Maryan’s work boldly rejected the popular taste for total abstraction in contemporary art, and his brightly colored, expressionist canvases were immediately met with positive attention: he was commissioned to design a tapestry for the Monument to the Unknown Jewish Martyr in Paris, and was awarded the Prix des Critiques d’Art at the Paris Biennale. His successes brought him a number of international exhibitions, and his first solo exhibition in the United States was held at the famed André Emerrich Gallery in 1960.

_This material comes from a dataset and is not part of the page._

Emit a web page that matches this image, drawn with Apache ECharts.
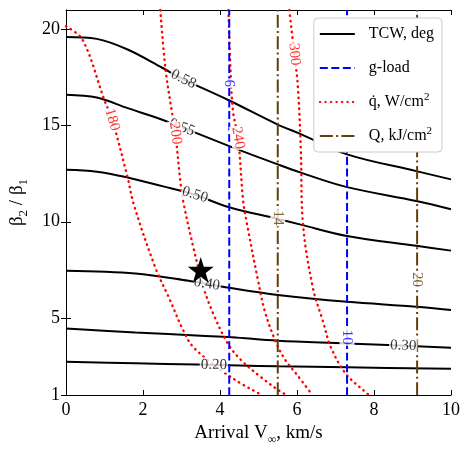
<!DOCTYPE html>
<html>
<head>
<meta charset="utf-8">
<script src="https://cdn.jsdelivr.net/npm/echarts@6/dist/echarts.min.js"></script>
<style>
  html, body { margin: 0; padding: 0; background: #fff; }
  #chart { width: 470px; height: 454px; }
</style>
</head>
<body>
<div id="chart"></div>
<script>
// TCW contours, [arrival Vinf km/s, beta2/beta1]
var tcw058 = [[0, 19.6], [0.8, 19.5], [1.6, 18.95], [2.5, 18.0], [3.0, 17.45], [4.24, 16.3], [5.5, 15.05], [6.1, 14.55], [7.3, 13.5], [9.1, 12.63], [10, 12.2]];
var tcw055 = [[0, 16.6], [0.8, 16.45], [1.6, 15.9], [2.5, 15.3], [4.24, 13.93], [5.5, 12.98], [6.1, 12.55], [7.3, 11.8], [9.1, 11.08], [10, 10.65]];
var tcw050 = [[0, 12.7], [0.8, 12.6], [1.6, 12.3], [2.5, 11.85], [3.35, 11.4], [4.24, 10.75], [5.5, 10.15], [6.1, 9.85], [7.3, 9.26], [9.1, 8.75], [10, 8.5]];
var tcw040 = [[0, 7.45], [1.8, 7.31], [3.18, 6.93], [4.24, 6.57], [5.5, 6.2], [7.3, 5.84], [9.1, 5.59], [10, 5.41]];
var tcw030 = [[0, 4.45], [1.8, 4.25], [3.5, 4.08], [4.3, 4.0], [5.5, 3.82], [7.3, 3.68], [10, 3.45]];
var tcw020 = [[0, 2.73], [1.8, 2.65], [3.4, 2.58], [4.5, 2.53], [5.5, 2.49], [7.3, 2.44], [10, 2.36]];

// peak heat flux contours, W/cm2
var q180 = [[0, 20.15], [0.43, 19.46], [1.0, 16.3], [1.2, 15.3], [1.6, 12.3], [1.76, 10.9], [2.32, 7.62], [2.67, 6.07], [3.05, 4.34], [3.31, 3.48], [4.04, 2.27], [4.56, 1.58], [5.03, 1.06], [5.08, 1.0]];
var q200 = [[2.45, 21], [2.58, 18], [2.75, 15.7], [2.84, 14.6], [2.97, 12.1], [3.05, 11.0], [3.31, 8.66], [3.57, 6.6], [3.83, 5.2], [4.21, 3.65], [4.56, 2.79], [5.07, 1.92], [5.59, 1.15], [5.75, 1.0]];
var q240 = [[4.22, 21], [4.27, 18], [4.34, 15.7], [4.47, 14.36], [4.6, 11.1], [4.69, 10.0], [4.99, 6.93], [5.16, 5.38], [5.42, 3.9], [5.67, 2.9], [6.02, 2.0], [6.4, 1.0]];
var q300 = [[5.8, 21], [5.93, 18.7], [6.02, 17.1], [6.1, 13.7], [6.15, 10.0], [6.41, 6.59], [6.67, 4.86], [6.88, 3.48], [7.27, 2.1], [7.83, 1.06], [7.86, 1.0]];

// vertical contours: g-load and heat load
var gLoadX = [4.24, 7.3];
var gLoadText = ['6', '10'];
var gLoadLabelY = [17.2, 4.0];
var heatLoadX = [5.5, 9.12];
var heatLoadText = ['14', '20'];
var heatLoadLabelY = [10.2, 7.0];

// inline contour labels [x, y, text, angle]
var tcwLabels = [[3.05, 17.4, '0.58', -26], [3.01, 14.9, '0.55', -21], [3.35, 11.4, '0.50', -17], [3.66, 6.77, '0.40', -9], [8.76, 3.56, '0.30', -2], [3.84, 2.56, '0.20', -1]];
var qLabels = [[1.2, 15.3, '180', -73], [2.84, 14.6, '200', -83], [4.47, 14.36, '240', -80], [5.93, 18.7, '300', -85]];

var selected = [3.5, 7.5];

var xTicks = [0, 2, 4, 6, 8, 10];
var yTicks = [1, 5, 10, 15, 20];

var FONT = 'Liberation Serif';
var RED = '#ff0000', BLUE = '#0000ff', BROWN = '#663c0c';
var STAR = 'path://M50,0 L61.2,34.5 L97.6,34.5 L68.2,55.9 L79.4,90.5 L50,69.1 L20.6,90.5 L31.8,55.9 L2.4,34.5 L38.8,34.5 Z';

var chart = echarts.init(document.getElementById('chart'));

function curve(name, data, color, type, width, cap) {
  return {
    name: name, type: 'line', data: data, smooth: 0.35, symbol: 'none',
    lineStyle: { color: color, type: type, width: width, cap: cap || 'butt' },
    itemStyle: { color: color },
    z: 3, silent: true
  };
}

function vline(name, x, color, type) {
  return curve(name, [[x, 1], [x, 21]], color, type, 2);
}

function labelSeries(items, color) {
  return {
    type: 'scatter', symbolSize: 0, z: 5, silent: true,
    data: items.map(function (d) {
      return {
        value: [d[0], d[1]],
        label: { show: true, position: 'inside', formatter: d[2], rotate: d[3] }
      };
    }),
    label: {
      fontFamily: FONT, fontSize: 15, color: color,
      backgroundColor: '#fff', padding: [0, 1]
    }
  };
}

var series = [];
[tcw058, tcw055, tcw050, tcw040, tcw030, tcw020].forEach(function (d) {
  series.push(curve('TCW, deg', d, '#000', 'solid', 2));
});
[q180, q200, q240, q300].forEach(function (d) {
  series.push(curve('q', d, RED, [0.5, 5], 2.4, 'round'));
});
gLoadX.forEach(function (x) { series.push(vline('g-load', x, BLUE, [8, 3.5])); });
heatLoadX.forEach(function (x) { series.push(vline('Q', x, BROWN, [13, 3.3, 2, 3.3])); });

series.push(labelSeries(tcwLabels, '#000'));
series.push(labelSeries(qLabels, RED));
series.push(labelSeries(gLoadX.map(function (x, i) { return [x, gLoadLabelY[i], gLoadText[i], -90]; }), BLUE));
series.push(labelSeries(heatLoadX.map(function (x, i) { return [x, heatLoadLabelY[i], heatLoadText[i], -90]; }), BROWN));
series.push({
  type: 'scatter', data: [selected], symbol: STAR, symbolSize: 26,
  itemStyle: { color: '#000', opacity: 1 }, z: 6, silent: true
});

var legendText = {
  'TCW, deg': 'TCW, deg',
  'g-load': 'g-load',
  'q': 'q\u0307, W/cm{sup|2}',
  'Q': 'Q, kJ/cm{sup|2}'
};

var axisCommon = {
  min: 0, max: 10, interval: 2,
  axisLine: { lineStyle: { color: '#000', width: 1 } },
  axisTick: { inside: true, length: 5, lineStyle: { color: '#000' } },
  splitLine: { show: false }
};

chart.setOption({
  animation: false,
  backgroundColor: '#fff',
  grid: { left: 63, right: 19, top: 10, bottom: 59 },
  legend: {
    data: ['TCW, deg', 'g-load', 'q', 'Q'],
    orient: 'vertical', right: 28, top: 18,
    itemWidth: 35, itemHeight: 14, itemGap: 14,
    padding: [6, 8, 6, 5],
    backgroundColor: '#fff', borderColor: '#ccc', borderWidth: 1, borderRadius: 4,
    itemStyle: { opacity: 0 },
    formatter: function (name) { return legendText[name]; },
    textStyle: {
      fontFamily: FONT, fontSize: 16, color: '#000', lineHeight: 20, padding: [0, 0, 0, 9],
      rich: { sup: { fontFamily: FONT, fontSize: 11, lineHeight: 11, verticalAlign: 'top' } }
    },
    z: 10
  },
  xAxis: [
    Object.assign({}, axisCommon, {
      type: 'value', position: 'bottom',
      name: '{n|Arrival V}{s|\u221e}{n|, km/s}', nameLocation: 'middle', nameGap: 27,
      nameTextStyle: {
        rich: {
          n: { fontFamily: FONT, fontSize: 19, color: '#000', lineHeight: 22, verticalAlign: 'top' },
          s: { fontFamily: FONT, fontSize: 12, color: '#000', lineHeight: 12, padding: [10, 0, 0, 0], verticalAlign: 'top' }
        }
      },
      axisLabel: { fontFamily: FONT, fontSize: 18, color: '#000', margin: 6 }
    }),
    Object.assign({}, axisCommon, {
      type: 'value', position: 'top', axisLabel: { show: false }
    })
  ],
  yAxis: [
    {
      type: 'value', min: 1, max: 21, position: 'left',
      name: '{n|\u03b2}{s|2}{n| / \u03b2}{s|1}', nameLocation: 'middle', nameGap: 36,
      nameTextStyle: {
        rich: {
          n: { fontFamily: FONT, fontSize: 19, color: '#000', lineHeight: 22, verticalAlign: 'top' },
          s: { fontFamily: FONT, fontSize: 13, color: '#000', lineHeight: 13, padding: [9, 0, 0, 0], verticalAlign: 'top' }
        }
      },
      axisLine: { lineStyle: { color: '#000', width: 1 } },
      axisTick: { inside: true, length: 5, customValues: yTicks, lineStyle: { color: '#000' } },
      axisLabel: { customValues: yTicks, fontFamily: FONT, fontSize: 18, color: '#000', margin: 6 },
      splitLine: { show: false }
    },
    {
      type: 'value', min: 1, max: 21, position: 'right',
      axisLine: { lineStyle: { color: '#000', width: 1 } },
      axisTick: { inside: true, length: 5, customValues: yTicks, lineStyle: { color: '#000' } },
      axisLabel: { show: false, customValues: yTicks },
      splitLine: { show: false }
    }
  ],
  series: series
});
</script>
</body>
</html>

Shortly after his exhibition at André Emmerich, Maryan moved with his wife, Annette, to New York, where he lived at the Chelsea Hotel until his death. He produced his most important works in New York, known as the “Personnage” paintings, which are marked by a centrally positioned, wildly animated figure that dominates the composition. As Grace Glueck described in The New York Times, after an exhibition of these works at the Allan Frumkin Gallery, the “Personnage” paintings began as “brutal, exaggerated Piccasoid forms in which could be seen the influence also of Dubuffet and the CoBrA group of young European painters that included Karel Appel and Asger Jorn. They were mocking, clownish zombies with mask like faces and lolling tongues, suggesting visual realizations of characters from Gunter Grass’s Tin Drum. Later, they got wider and more gestural, with maybe a touch of de Kooning, winding up as slobbering, almost illegible bundles of mouths, flailing limbs, and flying organs.”
Exhibited to wide acclaim in the years before his death, Maryan’s presaged not only the Neo-Expressionist figuration that dominated the New York art world in the 1980s, but also the contemporary prevalence of work that blends abstract techniques with figurative subject matter. Despite growing renown for his work, Maryan suffered a series of breakdowns and emotional disturbances beginning in 1974, related to his experience of the Holocaust. His health continued to deteriorate over the next two years, and just months after the French awarded Maryan the honorary title of Chevalier de L’Ordre des Arts et des Lettres, Maryan passed away in his room at the Chelsea Hotel.